Po trzecie, aby wierzyć i ufać w miłość, trzeba o niej mówić. Trzeba o niej świadczyć. Bóg ma być na pierwszym miejscu. Bo jeżeli Bóg jest na pierwszym miejscu, to wszystkie sprawy poukładają się we właściwej kolejności. Trzeba świadczyć drobnymi rzeczami, bo drobne rzeczy objawiają wielkiego Boga. Drobne gesty, spojrzenie w oczy, trzymanie za rękę, przytulenie, poświęcenie komuś czasu, zrezygnowanie ze wszechwładnego narzekania – przez wszystko mamy składać świadectwo. Niektórzy myślą, że źle się dzieje, jak nie narzekają. Z całym szacunkiem dla wszystkich dolegliwości, chorób, ale ktoś opowiadał, że stojąc w kolejce do lekarza, był  świadkiem rozmowy dwóch starszych  pań. Jedna z nich mówi: Ja to już mam najwięcej tych chorób, wszystko mnie boli. Nerka, noga, kręgosłup. – Na co druga: Pani! Panią boli ręka, kręgosłup, a mnie serce boli! Ja to mam gorzej! I nastąpiła licytacja, kto ma gorzej J. Wszechwładne narzekanie. Cokolwiek się dzieje, jakakolwiek jest sytuacja, jakikolwiek znak, choćby trudny, również doświadczenie choroby jest zaproszeniem do tego, by przywoływać Boga. By Boga w tym szukać. Bóg chce mi przez to coś powiedzieć. Pragnie do mnie dotrzeć. Ma być na pierwszym miejscu. Trzeba o Nim składać świadectwo.

I końcowa myśl: Jeśli Bóg nie jest na pierwszym miejscu, to wszystko jest wywrócone do góry nogami. W jednej parafii był bardzo gorliwy i zapobiegliwy ksiądz proboszcz. U niego wszystko szło, jak w zegarku. Jak w wojsku. Ministranci na tip-top, obrusy na ołtarzu równiutkie, wszystko poustawiane, na procesji strażacy. I kiedy przyszło Boże Ciało, nie pozwolił sobie nic powiedzieć, wszystkich poustawiał, poukładał. Zorganizował też ekipę do noszenia baldachimu. Ktoś w ostatniej chwili, w czasie Mszy Świętej, chciał mu zwrócić uwagę, ale się nie dało. Wyszła więc procesja na Boże Ciało. I co się okazało? – Że ksiądz zapomniał włożyć Pana Jezusa do monstrancji...

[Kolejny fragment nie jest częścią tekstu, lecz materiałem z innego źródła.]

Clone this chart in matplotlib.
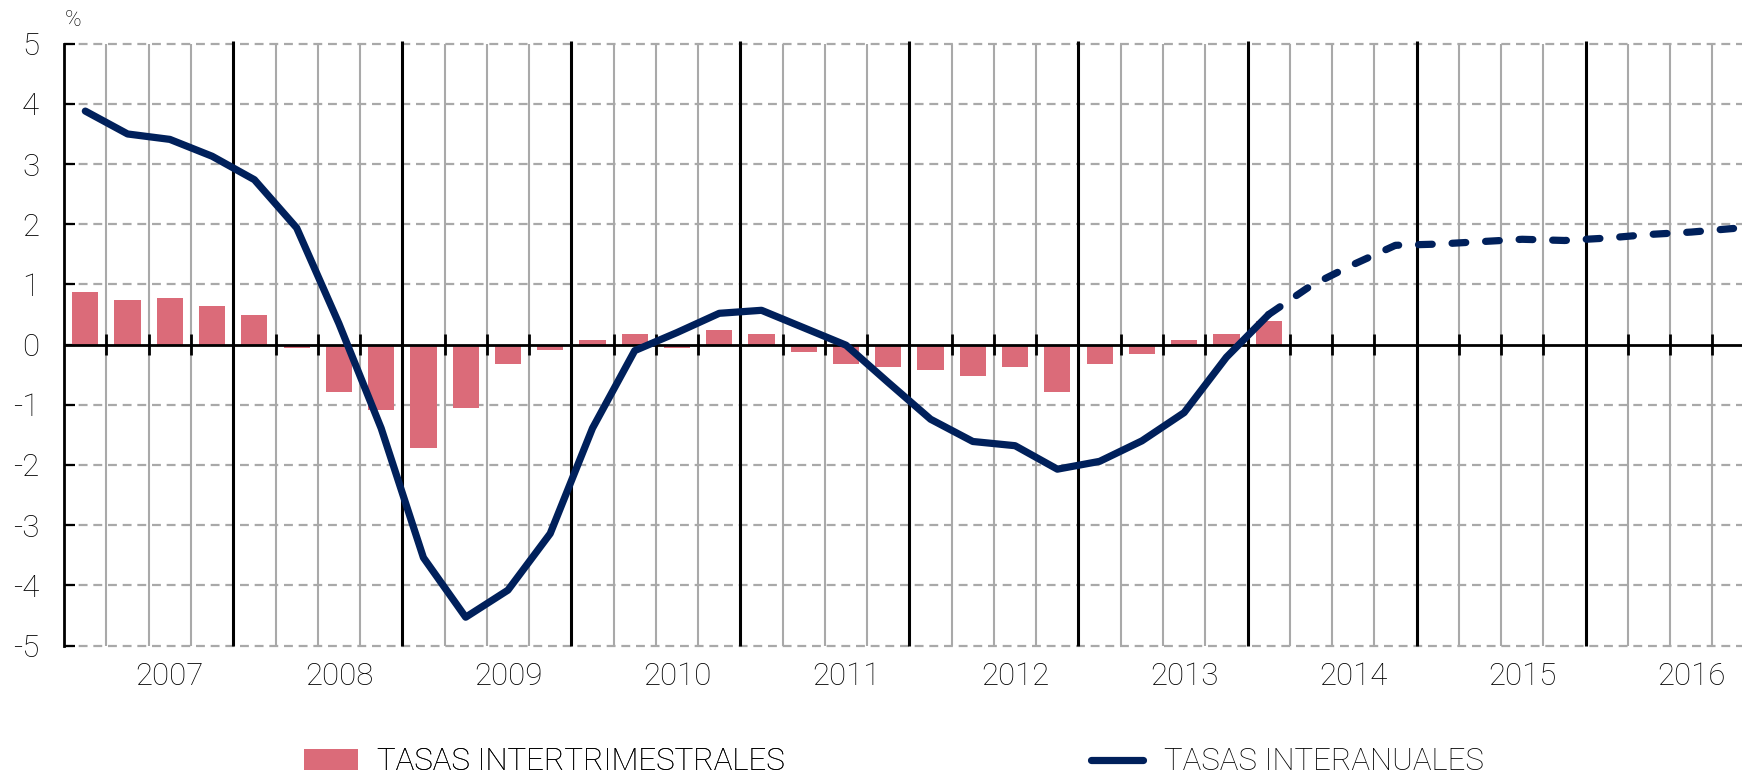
import numpy as np
from matplotlib import pyplot as plt

plt.rcParams['font.family'] = ['Roboto', 'DejaVu Sans']
plt.rcParams['font.weight'] = 'light'

# 2007Q1 .. 2016Q4 -> 40 quarters
years = ['2007', '2008', '2009', '2010', '2011', '2012', '2013', '2014', '2015', '2016']

# tasas intertrimestrales, 2007Q1 .. 2014Q1
quarterly = [0.87, 0.74, 0.78, 0.64,
             0.50, -0.06, -0.78, -1.08,
             -1.71, -1.05, -0.32, -0.09,
             0.07, 0.17, -0.05, 0.24,
             0.17, -0.12, -0.32, -0.38,
             -0.42, -0.52, -0.38, -0.78,
             -0.32, -0.15, 0.07, 0.17,
             0.40]

# tasas interanuales observadas, 2007Q1 .. 2014Q1
annual = [3.88, 3.50, 3.41, 3.13,
          2.74, 1.94, 0.35, -1.39,
          -3.54, -4.53, -4.08, -3.14,
          -1.39, -0.10, 0.20, 0.52,
          0.57, 0.28, -0.01, -0.63,
          -1.24, -1.61, -1.68, -2.07,
          -1.94, -1.60, -1.13, -0.21,
          0.50]

# proyeccion, 2014Q1 .. 2016Q4
forecast = [0.50, 0.98, 1.33, 1.65,
            1.67, 1.71, 1.75, 1.73,
            1.77, 1.83, 1.87, 1.93]

BAR_COLOR = '#db6b79'
LINE_COLOR = '#00205b'
GRID_COLOR = '#a9a9a9'
FS = 22.5

W, H = 1742, 774
fig = plt.figure(figsize=(W / 100, H / 100), dpi=100)
ax = fig.add_axes([64.2 / W, 1 - 645.5 / H, 1 - 64.2 / W, (645.5 - 43.7) / H])

n_q = len(years) * 4
x_bar = np.arange(len(quarterly)) + 0.5
x_obs = np.arange(len(annual)) + 0.5
x_fc = np.arange(len(annual) - 1, len(annual) - 1 + len(forecast)) + 0.5

# grid
for y in range(-5, 6):
    if y != 0:
        ax.hlines(y, 0, n_q, color=GRID_COLOR, lw=1.6, linestyles=(0, (4, 2.6)),
                  zorder=1, clip_on=False)
bounds = np.arange(1, n_q)
ax.vlines([b for b in bounds if b % 4], -5, 5, color=GRID_COLOR, lw=1.5, zorder=1)
ax.vlines([b for b in bounds if b % 4 == 0], -5, 5.05, color='black', lw=2.2,
          zorder=3, clip_on=False)

bars = ax.bar(x_bar, quarterly, width=0.62, color=BAR_COLOR, zorder=2)

ax.axhline(0, color='black', lw=2, zorder=3)
ax.vlines(bounds, -0.18, 0.18, color='black', lw=2, zorder=3)

line, = ax.plot(x_obs, annual, color=LINE_COLOR, lw=5.2, zorder=4,
                solid_capstyle='round', solid_joinstyle='round')
ax.plot(x_fc, forecast, color=LINE_COLOR, lw=5.2, zorder=4,
        linestyle=(0, (1.9, 2.75)), dash_capstyle='round')

ax.set_xlim(0, 39.7)
ax.set_ylim(-5, 5)

for s in ['top', 'right', 'bottom']:
    ax.spines[s].set_visible(False)
ax.spines['left'].set_linewidth(2)

ax.set_yticks(range(-5, 6))
ax.set_yticklabels([str(v) for v in range(-5, 6)])
ax.tick_params(axis='y', direction='in', length=8, width=1.6, pad=18, labelsize=FS)
ax.set_xticks([4 * k + 2.5 for k in range(len(years))])
ax.set_xticklabels(years)
ax.tick_params(axis='x', length=0, pad=12, labelsize=FS)

fig.text(73 / W, 1 - 20 / H, '%', ha='center', va='center', fontsize=16)

leg1 = fig.legend([bars], ['TASAS INTERTRIMESTRALES'], loc='center left',
                  bbox_to_anchor=(304 / W, 1 - 762 / H), frameon=False, fontsize=FS,
                  handlelength=1.73, handleheight=0.61, handletextpad=0.62,
                  borderpad=0, borderaxespad=0)
leg2 = fig.legend([line], ['TASAS INTERANUALES'], loc='center left',
                  bbox_to_anchor=(1091 / W, 1 - 762 / H), frameon=False, fontsize=FS,
                  handlelength=1.66, handletextpad=0.69,
                  borderpad=0, borderaxespad=0)
fig.add_artist(leg1)

fig.savefig('out.png', dpi=100)
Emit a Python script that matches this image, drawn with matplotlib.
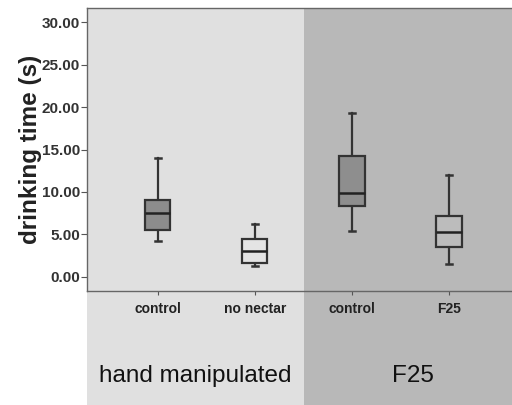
import matplotlib
matplotlib.use('Agg')
import matplotlib.pyplot as plt
from matplotlib.patches import Rectangle

# box statistics
groups = ['control', 'no nectar', 'control', 'F25']
whislo = [4.2, 1.2, 5.4, 1.5]
q1 = [5.55, 1.6, 8.3, 3.5]
med = [7.45, 3.0, 9.9, 5.3]
q3 = [9.05, 4.4, 14.2, 7.15]
whishi = [14.0, 6.25, 19.35, 12.0]
box_fill = ['#8c8c8c', '#e4e4e4', '#8e8e8e', '#bcbcbc']
yticks = [0, 5, 10, 15, 20, 25, 30]
panel_names = ['hand manipulated', 'F25']

plt.rcParams['font.family'] = ['Liberation Sans', 'DejaVu Sans']

fig = plt.figure(figsize=(5.12, 4.05), dpi=100)
ax = fig.add_axes([87 / 512, 1 - 291 / 405, 1 - 87 / 512, 283 / 405])

stats = []
for i in range(len(groups)):
    stats.append(dict(whislo=whislo[i], q1=q1[i], med=med[i], q3=q3[i],
                      whishi=whishi[i], fliers=[], label=groups[i]))

pos = [1, 2, 3, 4]
bp = ax.bxp(stats, positions=pos, widths=0.26, patch_artist=True,
            showfliers=False,
            boxprops=dict(edgecolor='#333333', linewidth=1.6),
            medianprops=dict(color='#222222', linewidth=1.8),
            whiskerprops=dict(color='#333333', linewidth=1.6),
            capprops=dict(color='#333333', linewidth=1.8),
            capwidths=0.06)
for b, c in zip(bp['boxes'], box_fill):
    b.set_facecolor(c)
    b.set_zorder(3)
for m in bp['medians']:
    m.set_zorder(4)

# shaded panels, reaching below the axis down to the figure edge
tr = ax.get_xaxis_transform()
split = 2.51
ax.add_patch(Rectangle((0.27, -0.41), split - 0.27, 1.41, transform=tr,
                       facecolor='#e0e0e0', edgecolor='none', clip_on=False, zorder=0))
ax.add_patch(Rectangle((split, -0.41), 4.7 - split, 1.41, transform=tr,
                       facecolor='#b8b8b8', edgecolor='none', clip_on=False, zorder=0))
ax.set_facecolor('none')

ax.set_xlim(0.27, 4.65)
ax.set_ylim(-1.7, 31.7)
ax.set_yticks(yticks)
ax.set_yticklabels(['%.2f' % v for v in yticks], fontsize=11, color='#333333',
                   fontweight='bold')
ax.set_xticks(pos)
ax.set_xticklabels(groups, fontsize=10, color='#222222', fontweight='bold')
ax.tick_params(axis='y', length=4, color='#555555', pad=1)
ax.tick_params(axis='x', length=3, color='#555555', pad=5)
ax.set_ylabel('drinking time (s)', fontsize=17.5, fontweight='bold', labelpad=0,
              color='#222222')

for s in ['top', 'left', 'bottom']:
    ax.spines[s].set_color('#666666')
    ax.spines[s].set_linewidth(1.0)
ax.spines['right'].set_visible(False)

ax.text((0.27 + split) / 2, -0.30, panel_names[0], transform=tr, ha='center',
        va='center', fontsize=17.5, color='#111111')
ax.text((split + 4.65) / 2 + 0.05, -0.30, panel_names[1], transform=tr, ha='center',
        va='center', fontsize=17.5, color='#111111')

fig.savefig('out.png', dpi=100)
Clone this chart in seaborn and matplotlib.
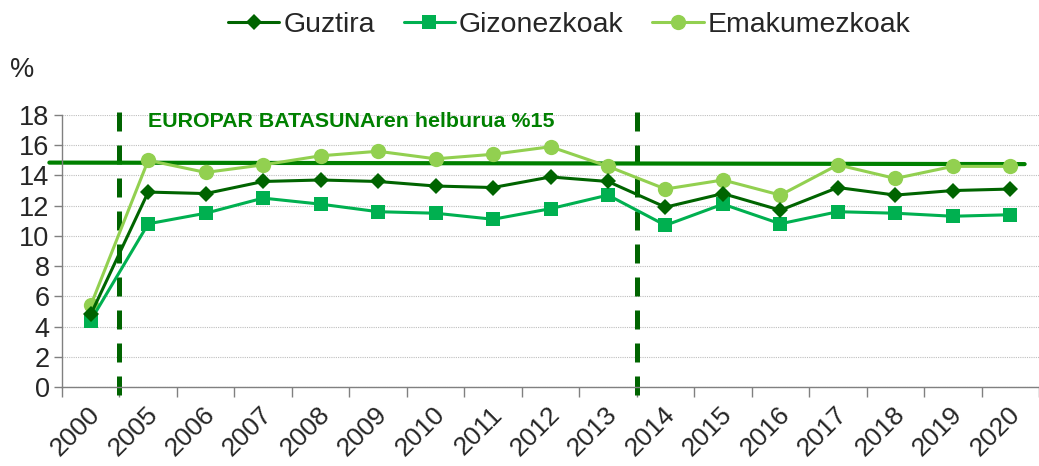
import numpy as np
import pandas as pd
import matplotlib
matplotlib.use("Agg")
import matplotlib.pyplot as plt
import seaborn as sns
from matplotlib.lines import Line2D

years = ["2000", "2005", "2006", "2007", "2008", "2009", "2010", "2011", "2012",
         "2013", "2014", "2015", "2016", "2017", "2018", "2019", "2020"]
guztira = [4.8, 12.9, 12.8, 13.6, 13.7, 13.6, 13.3, 13.2, 13.9, 13.6, 11.9, 12.8, 11.7, 13.2, 12.7, 13.0, 13.1]
gizonezkoak = [4.4, 10.8, 11.5, 12.5, 12.1, 11.6, 11.5, 11.1, 11.8, 12.7, 10.7, 12.1, 10.8, 11.6, 11.5, 11.3, 11.4]
emakumezkoak = [5.4, 15.0, 14.2, 14.7, 15.3, 15.6, 15.1, 15.4, 15.9, 14.6, 13.1, 13.7, 12.7, 14.7, 13.8, 14.6, 14.6]
series_names = ["Guztira", "Gizonezkoak", "Emakumezkoak"]
goal = 14.85
goal_label = "EUROPAR BATASUNAren helburua %15"

sns.set_theme(style="white")
plt.rcParams['font.family'] = ['Liberation Sans', 'DejaVu Sans']

colors = {"Guztira": "#006400", "Gizonezkoak": "#00B050", "Emakumezkoak": "#92D050"}
markers = {"Guztira": "D", "Gizonezkoak": "s", "Emakumezkoak": "o"}
msizes = {"Guztira": 8.5, "Gizonezkoak": 10.5, "Emakumezkoak": 11}

x = np.arange(len(years))
df = pd.DataFrame({"x": np.tile(x, 3),
                   "value": guztira + gizonezkoak + emakumezkoak,
                   "serie": np.repeat(series_names, len(years))})

fig = plt.figure(figsize=(10.39, 4.66), dpi=100)
ax = fig.add_axes([62/1039, 1 - 387/466, 1 - 62/1039, (387 - 115)/466])

for name in ["Emakumezkoak", "Gizonezkoak", "Guztira"]:
    sub = df[df["serie"] == name]
    sns.lineplot(data=sub, x="x", y="value", ax=ax, color=colors[name],
                 marker=markers[name], markersize=msizes[name], linewidth=2.2,
                 markeredgewidth=0, legend=False, zorder=3)

ax.set_ylim(0, 18)
ax.set_xlim(-0.5, 16.25)
ax.set_yticks(np.arange(0, 19, 2))
ax.yaxis.grid(True, color="#BFBFBF", linestyle=(0, (1, 1)), linewidth=0.8)
ax.set_axisbelow(True)

# dashed vertical separators
for xv in [0.5, 9.5]:
    ax.plot([xv, xv], [-0.5, 18.6], color="#006400", linewidth=3.6,
            linestyle=(0, (3.8, 2.8)), clip_on=False, zorder=2)

# goal line
ax.plot([-0.72, 16.25], [goal, goal - 0.1], color="#008000", linewidth=3.0,
        clip_on=False, zorder=2)

ax.text(1.0, 17.55, goal_label, color="#008000", fontsize=15.4, fontweight="bold",
        va="center", ha="left")

ax.set_xticks(x)
ax.set_xticklabels(years, rotation=45, ha="right", rotation_mode="anchor", fontsize=19)
ax.tick_params(axis="x", which="major", length=0, pad=11)
ax.set_xticks(np.arange(-0.5, 16.6, 1), minor=True)
ax.tick_params(axis="x", which="minor", length=7, width=1, color="#808080", direction="out", bottom=True)
ax.tick_params(axis="y", length=6, width=1, color="#808080", labelsize=19.5, direction="out", left=True, pad=3)
for lab in ax.get_xticklabels():
    lab.set_transform(lab.get_transform() + matplotlib.transforms.ScaledTranslation(-0.03, 0, fig.dpi_scale_trans))
ax.set_xlabel("")
ax.set_ylabel("")

for s in ["top", "right"]:
    ax.spines[s].set_visible(False)
for s in ["left", "bottom"]:
    ax.spines[s].set_color("#808080")
    ax.spines[s].set_linewidth(1)

fig.text(22/1039, 1 - 70/466, "%", fontsize=19.5, ha="center", va="center")

handles = [Line2D([0], [0], color=colors[n], marker=markers[n], markersize=msizes[n],
                  linewidth=2.2, markeredgewidth=0) for n in series_names]
fig.legend(handles, series_names, loc="center", bbox_to_anchor=(0.548, 0.946), ncol=3,
           frameon=False, fontsize=20.5, handlelength=1.8, handletextpad=0.15, columnspacing=1.0)

fig.savefig("out.png", dpi=100)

Można mieć wszystko w domu na tip-top, można mieć o sobie wysokie mniemanie, ale nie mieć Pana Boga na pierwszym miejscu. Dzisiaj, w uroczystość Najświętszej Trójcy, prośmy dla siebie o nowe wylanie Ducha Świętego i ufność w Boga, który jest miłością. Można Go poznać w prostych sytuacjach. Obyśmy nie opowiadali o Bogu rzeczy nieprawdziwych, dyrdymałów, tylko pokazywali Go swoim zachowaniem, żeby ludzie, którzy się z nami spotykają, mówili: Dziękuję Ci, Boże, że ją spotkałem. O, jak dobrze, że go dzisiaj posłałeś. By po spotkaniu z nami nie odchodzili i nie mówili: Boże, uchroń, obroń, żebym nigdy więcej jej nie widziała.

Daj nam, Panie, ufność w Ciebie, który jesteś miłością i pozwól nam, abyśmy w codziennym życiu bardzo praktycznie drobnymi gestami pokazywali, że tak jest naprawdę.